#### OBJECTIVE
Copy out every line that contains "this".

#### GIVEN RECORDS

•••••

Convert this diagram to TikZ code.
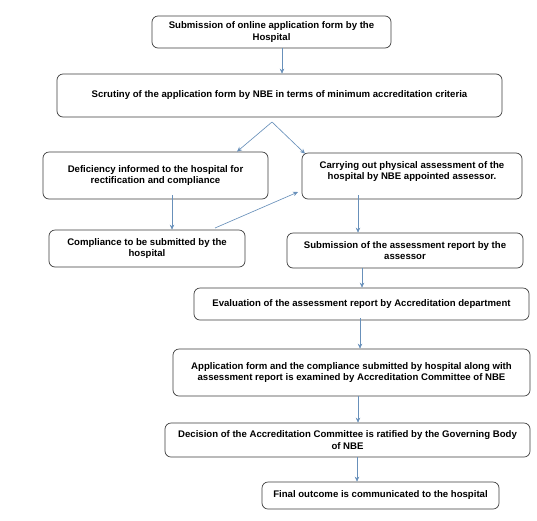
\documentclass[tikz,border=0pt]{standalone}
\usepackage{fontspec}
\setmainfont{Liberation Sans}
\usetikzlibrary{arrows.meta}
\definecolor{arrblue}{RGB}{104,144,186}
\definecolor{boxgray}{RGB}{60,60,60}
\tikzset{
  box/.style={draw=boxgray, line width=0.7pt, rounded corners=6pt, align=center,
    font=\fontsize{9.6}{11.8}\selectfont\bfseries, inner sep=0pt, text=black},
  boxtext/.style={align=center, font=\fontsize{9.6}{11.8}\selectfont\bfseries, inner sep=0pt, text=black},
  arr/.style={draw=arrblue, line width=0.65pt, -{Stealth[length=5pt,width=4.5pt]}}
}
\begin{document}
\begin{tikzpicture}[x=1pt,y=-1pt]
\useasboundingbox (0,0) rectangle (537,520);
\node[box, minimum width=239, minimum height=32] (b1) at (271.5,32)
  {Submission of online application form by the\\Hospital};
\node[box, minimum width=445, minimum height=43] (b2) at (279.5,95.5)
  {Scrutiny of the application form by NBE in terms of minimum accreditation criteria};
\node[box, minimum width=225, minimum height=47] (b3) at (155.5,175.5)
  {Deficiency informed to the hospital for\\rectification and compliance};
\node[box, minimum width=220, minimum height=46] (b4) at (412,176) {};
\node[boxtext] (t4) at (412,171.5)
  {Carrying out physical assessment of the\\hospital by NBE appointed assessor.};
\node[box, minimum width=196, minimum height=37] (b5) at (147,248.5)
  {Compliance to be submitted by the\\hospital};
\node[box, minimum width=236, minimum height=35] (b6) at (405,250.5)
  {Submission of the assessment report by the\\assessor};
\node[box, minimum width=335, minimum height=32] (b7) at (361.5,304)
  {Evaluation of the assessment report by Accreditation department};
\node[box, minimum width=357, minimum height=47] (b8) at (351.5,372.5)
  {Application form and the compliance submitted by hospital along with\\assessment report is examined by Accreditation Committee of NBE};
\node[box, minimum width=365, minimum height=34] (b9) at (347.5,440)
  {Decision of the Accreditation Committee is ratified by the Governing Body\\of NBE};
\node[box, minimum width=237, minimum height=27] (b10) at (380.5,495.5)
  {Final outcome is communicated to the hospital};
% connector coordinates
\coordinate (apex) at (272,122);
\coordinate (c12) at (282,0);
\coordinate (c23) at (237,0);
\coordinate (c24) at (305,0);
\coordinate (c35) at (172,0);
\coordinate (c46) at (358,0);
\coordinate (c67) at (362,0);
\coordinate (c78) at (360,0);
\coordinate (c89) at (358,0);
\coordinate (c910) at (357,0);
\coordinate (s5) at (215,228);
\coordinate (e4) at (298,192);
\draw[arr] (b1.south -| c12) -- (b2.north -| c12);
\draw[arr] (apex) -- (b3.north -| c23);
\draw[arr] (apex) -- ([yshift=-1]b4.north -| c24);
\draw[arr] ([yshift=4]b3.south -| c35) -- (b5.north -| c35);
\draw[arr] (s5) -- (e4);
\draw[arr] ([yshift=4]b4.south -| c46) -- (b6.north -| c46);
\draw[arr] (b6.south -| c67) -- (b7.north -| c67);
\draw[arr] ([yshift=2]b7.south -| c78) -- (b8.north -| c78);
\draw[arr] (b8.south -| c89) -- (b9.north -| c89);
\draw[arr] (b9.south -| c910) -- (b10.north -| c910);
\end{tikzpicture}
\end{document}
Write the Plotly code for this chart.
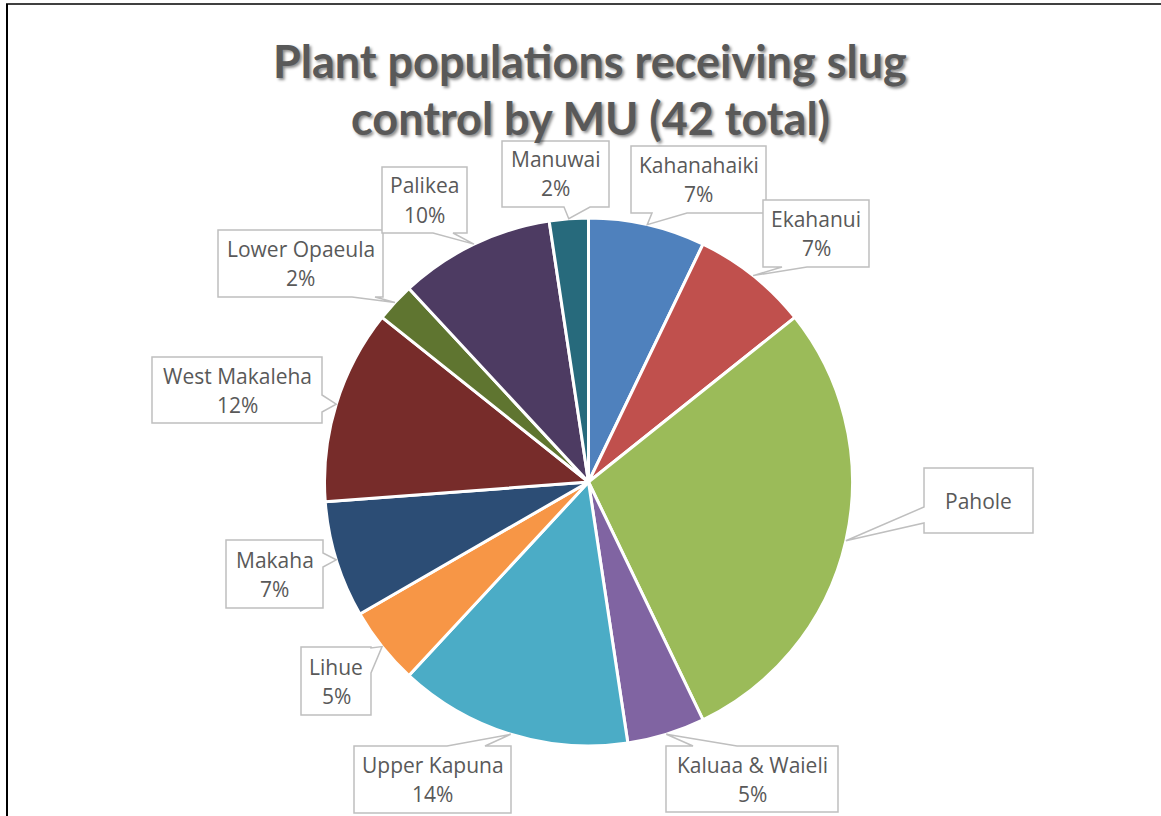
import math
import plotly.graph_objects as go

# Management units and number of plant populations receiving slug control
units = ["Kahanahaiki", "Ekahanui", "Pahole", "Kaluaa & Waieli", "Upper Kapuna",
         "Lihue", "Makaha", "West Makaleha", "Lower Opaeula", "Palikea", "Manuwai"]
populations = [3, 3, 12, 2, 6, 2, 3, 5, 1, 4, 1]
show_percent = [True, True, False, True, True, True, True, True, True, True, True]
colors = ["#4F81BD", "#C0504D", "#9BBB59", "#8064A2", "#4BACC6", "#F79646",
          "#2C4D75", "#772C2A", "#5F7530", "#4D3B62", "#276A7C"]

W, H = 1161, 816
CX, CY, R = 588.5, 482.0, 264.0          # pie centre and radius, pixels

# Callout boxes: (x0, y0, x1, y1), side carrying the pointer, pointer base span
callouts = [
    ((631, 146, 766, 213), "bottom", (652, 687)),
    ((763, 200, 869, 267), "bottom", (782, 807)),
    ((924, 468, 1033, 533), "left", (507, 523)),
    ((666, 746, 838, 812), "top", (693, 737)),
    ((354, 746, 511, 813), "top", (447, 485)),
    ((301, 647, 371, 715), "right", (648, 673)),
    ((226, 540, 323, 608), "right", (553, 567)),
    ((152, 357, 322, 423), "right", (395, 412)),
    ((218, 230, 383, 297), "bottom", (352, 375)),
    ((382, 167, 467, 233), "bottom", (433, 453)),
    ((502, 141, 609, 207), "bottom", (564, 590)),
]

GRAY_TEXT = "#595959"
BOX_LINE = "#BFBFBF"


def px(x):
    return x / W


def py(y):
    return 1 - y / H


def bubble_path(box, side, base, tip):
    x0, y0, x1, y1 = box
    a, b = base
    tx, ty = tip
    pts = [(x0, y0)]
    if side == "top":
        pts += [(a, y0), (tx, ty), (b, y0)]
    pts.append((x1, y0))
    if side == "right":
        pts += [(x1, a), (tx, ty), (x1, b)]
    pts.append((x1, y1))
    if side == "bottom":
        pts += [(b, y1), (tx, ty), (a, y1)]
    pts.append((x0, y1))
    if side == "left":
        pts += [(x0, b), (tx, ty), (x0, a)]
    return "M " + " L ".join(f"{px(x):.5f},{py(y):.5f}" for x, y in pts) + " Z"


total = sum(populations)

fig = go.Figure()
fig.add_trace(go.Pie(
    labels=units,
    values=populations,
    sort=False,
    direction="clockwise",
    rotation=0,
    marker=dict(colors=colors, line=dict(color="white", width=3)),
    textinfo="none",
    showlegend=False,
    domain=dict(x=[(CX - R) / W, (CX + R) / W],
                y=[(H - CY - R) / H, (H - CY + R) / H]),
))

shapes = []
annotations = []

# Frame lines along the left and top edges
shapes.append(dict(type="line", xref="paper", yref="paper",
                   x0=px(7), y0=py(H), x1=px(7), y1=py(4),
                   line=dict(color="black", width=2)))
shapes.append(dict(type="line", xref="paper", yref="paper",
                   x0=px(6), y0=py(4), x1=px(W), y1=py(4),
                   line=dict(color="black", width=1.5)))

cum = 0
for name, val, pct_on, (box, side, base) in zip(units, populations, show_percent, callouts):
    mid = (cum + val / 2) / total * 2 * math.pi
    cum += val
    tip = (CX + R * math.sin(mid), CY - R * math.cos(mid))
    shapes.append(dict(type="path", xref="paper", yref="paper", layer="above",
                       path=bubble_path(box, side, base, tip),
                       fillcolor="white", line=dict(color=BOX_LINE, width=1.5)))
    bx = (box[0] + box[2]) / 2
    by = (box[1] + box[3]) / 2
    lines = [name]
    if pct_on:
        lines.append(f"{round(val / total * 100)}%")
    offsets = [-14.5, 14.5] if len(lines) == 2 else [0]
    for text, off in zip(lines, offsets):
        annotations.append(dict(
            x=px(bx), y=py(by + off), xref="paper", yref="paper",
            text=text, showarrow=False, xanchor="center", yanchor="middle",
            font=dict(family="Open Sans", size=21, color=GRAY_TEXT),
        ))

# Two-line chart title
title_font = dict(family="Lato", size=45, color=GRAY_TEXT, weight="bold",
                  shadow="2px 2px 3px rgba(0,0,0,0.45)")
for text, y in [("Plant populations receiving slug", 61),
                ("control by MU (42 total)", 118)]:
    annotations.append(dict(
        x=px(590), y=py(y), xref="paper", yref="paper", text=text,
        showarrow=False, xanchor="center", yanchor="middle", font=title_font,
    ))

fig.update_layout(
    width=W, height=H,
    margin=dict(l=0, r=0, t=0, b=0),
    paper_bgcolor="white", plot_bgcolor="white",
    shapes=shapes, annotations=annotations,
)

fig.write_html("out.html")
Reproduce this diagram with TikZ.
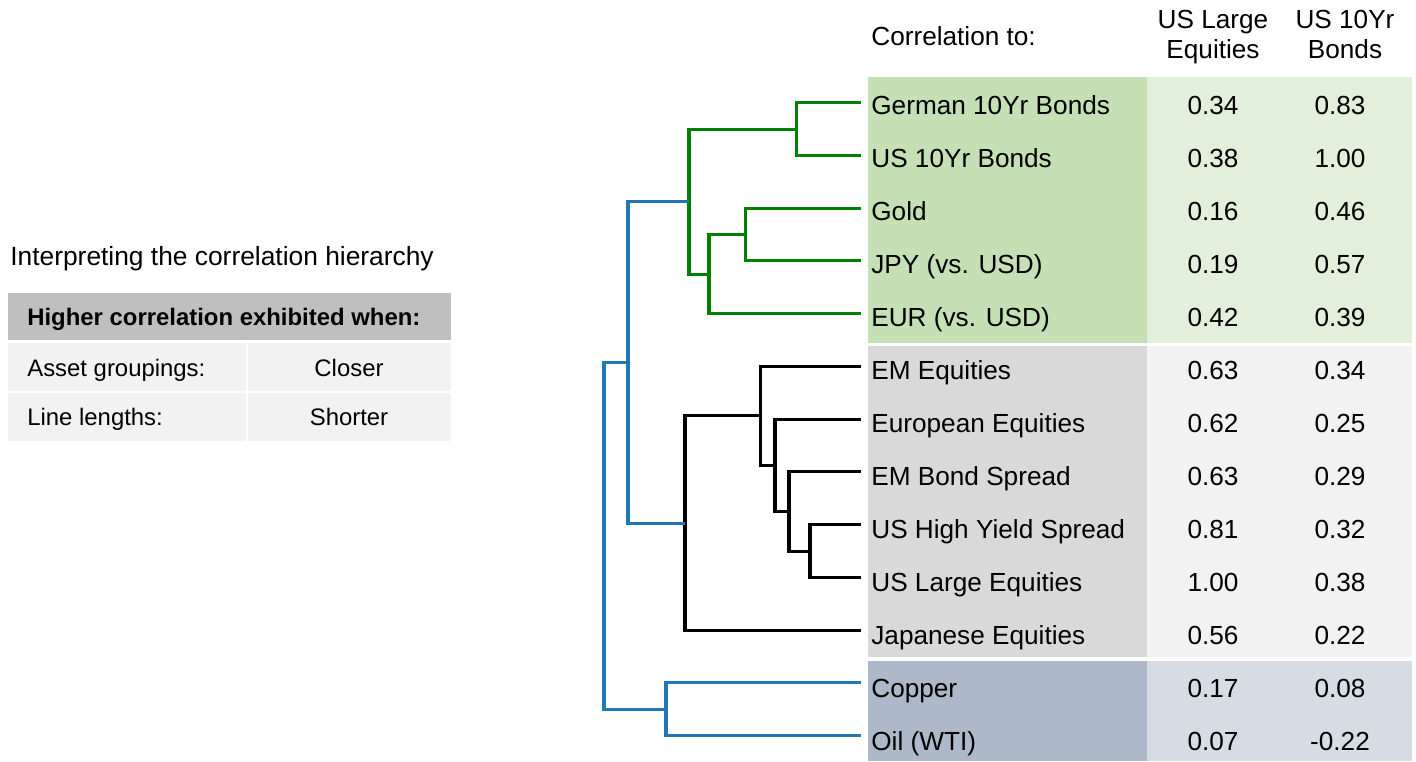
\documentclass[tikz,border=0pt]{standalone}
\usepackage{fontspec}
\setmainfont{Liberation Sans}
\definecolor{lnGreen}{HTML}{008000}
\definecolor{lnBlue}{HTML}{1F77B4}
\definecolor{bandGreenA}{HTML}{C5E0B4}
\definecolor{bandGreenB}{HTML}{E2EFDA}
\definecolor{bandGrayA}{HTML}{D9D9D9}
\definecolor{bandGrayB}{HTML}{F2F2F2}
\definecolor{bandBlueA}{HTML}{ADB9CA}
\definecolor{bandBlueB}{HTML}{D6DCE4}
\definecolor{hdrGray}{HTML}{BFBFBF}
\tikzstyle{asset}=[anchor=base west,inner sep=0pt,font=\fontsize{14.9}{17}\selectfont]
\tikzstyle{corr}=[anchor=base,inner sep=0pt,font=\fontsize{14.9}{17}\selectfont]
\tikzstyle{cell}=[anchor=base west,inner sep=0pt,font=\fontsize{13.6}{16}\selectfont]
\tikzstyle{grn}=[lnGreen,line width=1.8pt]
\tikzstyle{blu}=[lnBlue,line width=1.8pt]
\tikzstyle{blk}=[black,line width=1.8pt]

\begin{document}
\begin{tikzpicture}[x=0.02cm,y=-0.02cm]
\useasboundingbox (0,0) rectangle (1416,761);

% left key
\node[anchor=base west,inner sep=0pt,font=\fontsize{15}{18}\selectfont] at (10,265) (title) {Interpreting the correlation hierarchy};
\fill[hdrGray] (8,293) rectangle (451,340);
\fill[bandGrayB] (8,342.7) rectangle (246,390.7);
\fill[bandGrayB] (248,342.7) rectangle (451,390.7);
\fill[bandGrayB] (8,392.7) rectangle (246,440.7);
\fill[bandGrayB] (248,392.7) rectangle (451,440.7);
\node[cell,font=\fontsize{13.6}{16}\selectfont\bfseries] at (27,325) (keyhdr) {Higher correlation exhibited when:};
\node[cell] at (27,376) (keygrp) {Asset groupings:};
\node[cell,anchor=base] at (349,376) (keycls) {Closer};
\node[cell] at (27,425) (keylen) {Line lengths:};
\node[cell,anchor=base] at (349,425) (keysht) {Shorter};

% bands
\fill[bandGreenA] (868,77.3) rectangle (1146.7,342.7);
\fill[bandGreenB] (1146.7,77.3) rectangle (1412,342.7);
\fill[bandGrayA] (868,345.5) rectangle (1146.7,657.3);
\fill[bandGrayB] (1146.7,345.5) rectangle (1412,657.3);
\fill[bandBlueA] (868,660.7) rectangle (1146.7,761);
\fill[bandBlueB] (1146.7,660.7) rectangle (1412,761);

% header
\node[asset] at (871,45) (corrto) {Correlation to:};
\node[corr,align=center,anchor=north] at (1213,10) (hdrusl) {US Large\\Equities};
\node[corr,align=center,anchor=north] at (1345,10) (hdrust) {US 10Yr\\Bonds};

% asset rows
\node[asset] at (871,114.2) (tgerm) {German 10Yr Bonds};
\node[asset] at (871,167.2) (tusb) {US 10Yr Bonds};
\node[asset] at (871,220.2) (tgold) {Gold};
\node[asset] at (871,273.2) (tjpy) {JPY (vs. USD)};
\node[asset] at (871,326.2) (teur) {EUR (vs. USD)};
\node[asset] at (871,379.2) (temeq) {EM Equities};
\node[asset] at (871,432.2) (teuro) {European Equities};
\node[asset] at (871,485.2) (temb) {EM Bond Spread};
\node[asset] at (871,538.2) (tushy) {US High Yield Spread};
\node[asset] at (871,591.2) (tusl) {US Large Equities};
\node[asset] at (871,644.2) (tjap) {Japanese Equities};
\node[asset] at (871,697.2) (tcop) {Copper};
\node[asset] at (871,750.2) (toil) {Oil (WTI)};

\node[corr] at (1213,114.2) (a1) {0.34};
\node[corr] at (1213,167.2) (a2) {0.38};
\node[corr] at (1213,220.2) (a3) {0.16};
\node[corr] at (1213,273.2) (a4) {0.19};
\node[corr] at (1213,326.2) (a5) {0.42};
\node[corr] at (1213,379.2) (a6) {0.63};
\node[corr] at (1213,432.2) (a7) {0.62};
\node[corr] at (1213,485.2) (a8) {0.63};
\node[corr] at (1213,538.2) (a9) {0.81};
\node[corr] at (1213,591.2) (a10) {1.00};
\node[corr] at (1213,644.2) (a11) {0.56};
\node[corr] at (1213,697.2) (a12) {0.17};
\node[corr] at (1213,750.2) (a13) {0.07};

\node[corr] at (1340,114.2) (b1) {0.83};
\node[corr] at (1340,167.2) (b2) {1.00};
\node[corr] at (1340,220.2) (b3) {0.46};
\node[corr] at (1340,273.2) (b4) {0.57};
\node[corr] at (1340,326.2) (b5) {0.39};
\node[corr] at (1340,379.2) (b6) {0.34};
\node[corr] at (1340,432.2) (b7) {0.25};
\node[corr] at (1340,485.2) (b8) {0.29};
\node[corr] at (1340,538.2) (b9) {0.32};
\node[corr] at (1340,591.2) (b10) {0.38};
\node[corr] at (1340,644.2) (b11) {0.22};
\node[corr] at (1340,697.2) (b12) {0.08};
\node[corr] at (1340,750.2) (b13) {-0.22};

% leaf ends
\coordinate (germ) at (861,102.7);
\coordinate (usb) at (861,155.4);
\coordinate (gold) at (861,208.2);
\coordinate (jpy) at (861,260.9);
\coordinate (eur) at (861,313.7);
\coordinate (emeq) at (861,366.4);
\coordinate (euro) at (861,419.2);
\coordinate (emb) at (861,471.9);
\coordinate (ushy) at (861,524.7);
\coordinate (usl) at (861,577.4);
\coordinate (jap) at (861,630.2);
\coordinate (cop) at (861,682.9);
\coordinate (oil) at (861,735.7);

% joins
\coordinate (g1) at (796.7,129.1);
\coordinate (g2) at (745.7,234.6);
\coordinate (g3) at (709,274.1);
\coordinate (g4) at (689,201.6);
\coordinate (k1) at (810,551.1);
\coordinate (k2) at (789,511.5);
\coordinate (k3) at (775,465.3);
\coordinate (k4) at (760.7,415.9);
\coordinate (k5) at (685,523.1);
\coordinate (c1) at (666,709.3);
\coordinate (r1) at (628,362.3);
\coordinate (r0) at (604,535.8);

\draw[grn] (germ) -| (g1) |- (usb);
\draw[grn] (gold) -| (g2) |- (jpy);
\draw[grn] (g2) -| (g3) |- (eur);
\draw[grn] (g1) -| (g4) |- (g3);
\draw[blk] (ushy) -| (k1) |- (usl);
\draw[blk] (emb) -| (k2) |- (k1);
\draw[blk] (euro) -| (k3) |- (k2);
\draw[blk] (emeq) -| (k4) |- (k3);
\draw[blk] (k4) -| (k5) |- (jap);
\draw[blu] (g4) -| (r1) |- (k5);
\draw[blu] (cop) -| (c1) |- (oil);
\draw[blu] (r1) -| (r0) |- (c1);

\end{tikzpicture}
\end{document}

•••••

#### WRITTEN ANSWER
Convert this diagram to TikZ code.
Write the Plotly code for this chart.
Reproduce this diagram with TikZ.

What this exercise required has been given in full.